TASK REQUIREMENTS:
Skip any picture you find and retype all the remaining lines exactly.

[START DATA SHOWN]

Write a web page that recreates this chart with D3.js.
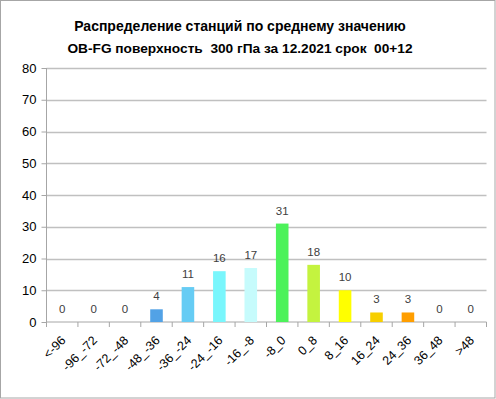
<!DOCTYPE html>
<html>
<head>
<meta charset="utf-8">
<script src="https://cdn.jsdelivr.net/npm/d3@7"></script>
<style>
  body { margin: 0; background: #fff; }
  svg { display: block; }
  text { font-family: "Liberation Sans", Arial, sans-serif; }
</style>
</head>
<body>
<div id="chart"></div>
<script>
var svgWidth = 496;
var svgHeight = 399;

// data
var categories = ["<-96", "-96_-72", "-72_-48", "-48_-36", "-36_-24", "-24_-16", "-16_-8",
  "-8_0", "0_8", "8_16", "16_24", "24_36", "36_48", ">48"];
var counts = [0, 0, 0, 4, 11, 16, 17, 31, 18, 10, 3, 3, 0, 0];
var barColors = ["#52a2e6", "#52a2e6", "#52a2e6", "#52a2e6", "#66ccf4", "#79f6fc", "#c6fbfc",
  "#4cf25a", "#c4f33f", "#ffff00", "#f7cf00", "#ff9e00", "#ff9e00", "#ff9e00"];
var yTicks = [0, 10, 20, 30, 40, 50, 60, 70, 80];
var titleLines = ["Распределение станций по среднему значению",
  "OB-FG поверхность  300 гПа за 12.2021 срок  00+12"];

var margin = { top: 68, right: 9.5, bottom: 77, left: 46.5 };
var width = svgWidth - margin.left - margin.right;
var height = svgHeight - margin.top - margin.bottom;

var svg = d3.select("#chart")
  .append("svg")
  .attr("width", svgWidth)
  .attr("height", svgHeight);

// outer frame
svg.append("rect")
  .attr("x", 0.5)
  .attr("y", 0.5)
  .attr("width", svgWidth - 1.5)
  .attr("height", svgHeight - 1.5)
  .attr("fill", "#fff")
  .attr("stroke", "#a6a6a6");

// title
svg.selectAll(".title")
  .data(titleLines)
  .enter()
  .append("text")
  .attr("class", "title")
  .attr("x", 240)
  .attr("y", (d, i) => 31 + i * 22)
  .attr("text-anchor", "middle")
  .attr("font-weight", "bold")
  .attr("font-size", (d, i) => i === 0 ? 14 : 13.7)
  .attr("fill", "#000")
  .style("white-space", "pre")
  .text(d => d);

var chartGroup = svg.append("g")
  .attr("transform", `translate(${margin.left}, ${margin.top})`);

var xScale = d3.scaleBand()
  .domain(categories)
  .range([0, width])
  .paddingInner(0.6)
  .paddingOuter(0.3);

var yScale = d3.scaleLinear()
  .domain([0, 80])
  .range([height, 0]);

// gridlines
chartGroup.selectAll(".grid")
  .data(yTicks.slice(1))
  .enter()
  .append("line")
  .attr("x1", 0)
  .attr("x2", width)
  .attr("y1", d => Math.round(yScale(d)) + 0.5)
  .attr("y2", d => Math.round(yScale(d)) + 0.5)
  .attr("stroke", "#c0c0c0")
  .attr("stroke-width", 1.5);

// y axis
var leftAxis = d3.axisLeft(yScale)
  .tickValues(yTicks)
  .tickSize(5)
  .tickPadding(5);

var yAxis = chartGroup.append("g").call(leftAxis);
yAxis.select(".domain").attr("stroke", "#a6a6a6").attr("d", `M0,0V${height}`);
yAxis.selectAll(".tick line").attr("stroke", "#a6a6a6");
yAxis.selectAll(".tick text")
  .attr("font-family", "Liberation Sans, Arial, sans-serif")
  .attr("font-size", 13)
  .attr("fill", "#000");

// x axis: ticks at category boundaries
var boundaries = d3.range(categories.length + 1).map(i => i * width / categories.length);

var xAxisGroup = chartGroup.append("g")
  .attr("transform", `translate(0, ${height})`);

xAxisGroup.append("line")
  .attr("x1", 0)
  .attr("x2", width)
  .attr("y1", 0)
  .attr("y2", 0)
  .attr("stroke", "#a6a6a6");

xAxisGroup.selectAll(".btick")
  .data(boundaries)
  .enter()
  .append("line")
  .attr("x1", d => d)
  .attr("x2", d => d)
  .attr("y1", 0)
  .attr("y2", 5)
  .attr("stroke", "#a6a6a6");

xAxisGroup.selectAll(".xlabel")
  .data(categories)
  .enter()
  .append("text")
  .attr("class", "xlabel")
  .attr("text-anchor", "end")
  .attr("font-size", 12.5)
  .attr("fill", "#000")
  .attr("transform", d => `translate(${xScale(d) + xScale.bandwidth() / 2 - 2}, 13) rotate(-45)`)
  .attr("dy", "0.7em")
  .text(d => d);

// bars
chartGroup.selectAll(".bar")
  .data(categories)
  .enter()
  .append("rect")
  .attr("class", "bar")
  .attr("x", d => xScale(d))
  .attr("width", xScale.bandwidth())
  .attr("y", (d, i) => yScale(counts[i]))
  .attr("height", (d, i) => height - yScale(counts[i]))
  .attr("fill", (d, i) => barColors[i]);

// value labels
chartGroup.selectAll(".val")
  .data(categories)
  .enter()
  .append("text")
  .attr("class", "val")
  .attr("x", d => xScale(d) + xScale.bandwidth() / 2)
  .attr("y", (d, i) => yScale(counts[i]) - 9)
  .attr("text-anchor", "middle")
  .attr("font-size", 11.5)
  .attr("fill", "#404040")
  .text((d, i) => counts[i]);
</script>
</body>
</html>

[END DATA SHOWN]

FINAL ANSWER:
Write a web page that recreates this chart with D3.js.
<!DOCTYPE html>
<html>
<head>
<meta charset="utf-8">
<script src="https://cdn.jsdelivr.net/npm/d3@7"></script>
<style>
  body { margin: 0; background: #fff; }
  svg { display: block; }
  text { font-family: "Liberation Sans", Arial, sans-serif; }
</style>
</head>
<body>
<div id="chart"></div>
<script>
var svgWidth = 496;
var svgHeight = 399;

// data
var categories = ["<-96", "-96_-72", "-72_-48", "-48_-36", "-36_-24", "-24_-16", "-16_-8",
  "-8_0", "0_8", "8_16", "16_24", "24_36", "36_48", ">48"];
var counts = [0, 0, 0, 4, 11, 16, 17, 31, 18, 10, 3, 3, 0, 0];
var barColors = ["#52a2e6", "#52a2e6", "#52a2e6", "#52a2e6", "#66ccf4", "#79f6fc", "#c6fbfc",
  "#4cf25a", "#c4f33f", "#ffff00", "#f7cf00", "#ff9e00", "#ff9e00", "#ff9e00"];
var yTicks = [0, 10, 20, 30, 40, 50, 60, 70, 80];
var titleLines = ["Распределение станций по среднему значению",
  "OB-FG поверхность  300 гПа за 12.2021 срок  00+12"];

var margin = { top: 68, right: 9.5, bottom: 77, left: 46.5 };
var width = svgWidth - margin.left - margin.right;
var height = svgHeight - margin.top - margin.bottom;

var svg = d3.select("#chart")
  .append("svg")
  .attr("width", svgWidth)
  .attr("height", svgHeight);

// outer frame
svg.append("rect")
  .attr("x", 0.5)
  .attr("y", 0.5)
  .attr("width", svgWidth - 1.5)
  .attr("height", svgHeight - 1.5)
  .attr("fill", "#fff")
  .attr("stroke", "#a6a6a6");

// title
svg.selectAll(".title")
  .data(titleLines)
  .enter()
  .append("text")
  .attr("class", "title")
  .attr("x", 240)
  .attr("y", (d, i) => 31 + i * 22)
  .attr("text-anchor", "middle")
  .attr("font-weight", "bold")
  .attr("font-size", (d, i) => i === 0 ? 14 : 13.7)
  .attr("fill", "#000")
  .style("white-space", "pre")
  .text(d => d);

var chartGroup = svg.append("g")
  .attr("transform", `translate(${margin.left}, ${margin.top})`);

var xScale = d3.scaleBand()
  .domain(categories)
  .range([0, width])
  .paddingInner(0.6)
  .paddingOuter(0.3);

var yScale = d3.scaleLinear()
  .domain([0, 80])
  .range([height, 0]);

// gridlines
chartGroup.selectAll(".grid")
  .data(yTicks.slice(1))
  .enter()
  .append("line")
  .attr("x1", 0)
  .attr("x2", width)
  .attr("y1", d => Math.round(yScale(d)) + 0.5)
  .attr("y2", d => Math.round(yScale(d)) + 0.5)
  .attr("stroke", "#c0c0c0")
  .attr("stroke-width", 1.5);

// y axis
var leftAxis = d3.axisLeft(yScale)
  .tickValues(yTicks)
  .tickSize(5)
  .tickPadding(5);

var yAxis = chartGroup.append("g").call(leftAxis);
yAxis.select(".domain").attr("stroke", "#a6a6a6").attr("d", `M0,0V${height}`);
yAxis.selectAll(".tick line").attr("stroke", "#a6a6a6");
yAxis.selectAll(".tick text")
  .attr("font-family", "Liberation Sans, Arial, sans-serif")
  .attr("font-size", 13)
  .attr("fill", "#000");

// x axis: ticks at category boundaries
var boundaries = d3.range(categories.length + 1).map(i => i * width / categories.length);

var xAxisGroup = chartGroup.append("g")
  .attr("transform", `translate(0, ${height})`);

xAxisGroup.append("line")
  .attr("x1", 0)
  .attr("x2", width)
  .attr("y1", 0)
  .attr("y2", 0)
  .attr("stroke", "#a6a6a6");

xAxisGroup.selectAll(".btick")
  .data(boundaries)
  .enter()
  .append("line")
  .attr("x1", d => d)
  .attr("x2", d => d)
  .attr("y1", 0)
  .attr("y2", 5)
  .attr("stroke", "#a6a6a6");

xAxisGroup.selectAll(".xlabel")
  .data(categories)
  .enter()
  .append("text")
  .attr("class", "xlabel")
  .attr("text-anchor", "end")
  .attr("font-size", 12.5)
  .attr("fill", "#000")
  .attr("transform", d => `translate(${xScale(d) + xScale.bandwidth() / 2 - 2}, 13) rotate(-45)`)
  .attr("dy", "0.7em")
  .text(d => d);

// bars
chartGroup.selectAll(".bar")
  .data(categories)
  .enter()
  .append("rect")
  .attr("class", "bar")
  .attr("x", d => xScale(d))
  .attr("width", xScale.bandwidth())
  .attr("y", (d, i) => yScale(counts[i]))
  .attr("height", (d, i) => height - yScale(counts[i]))
  .attr("fill", (d, i) => barColors[i]);

// value labels
chartGroup.selectAll(".val")
  .data(categories)
  .enter()
  .append("text")
  .attr("class", "val")
  .attr("x", d => xScale(d) + xScale.bandwidth() / 2)
  .attr("y", (d, i) => yScale(counts[i]) - 9)
  .attr("text-anchor", "middle")
  .attr("font-size", 11.5)
  .attr("fill", "#404040")
  .text((d, i) => counts[i]);
</script>
</body>
</html>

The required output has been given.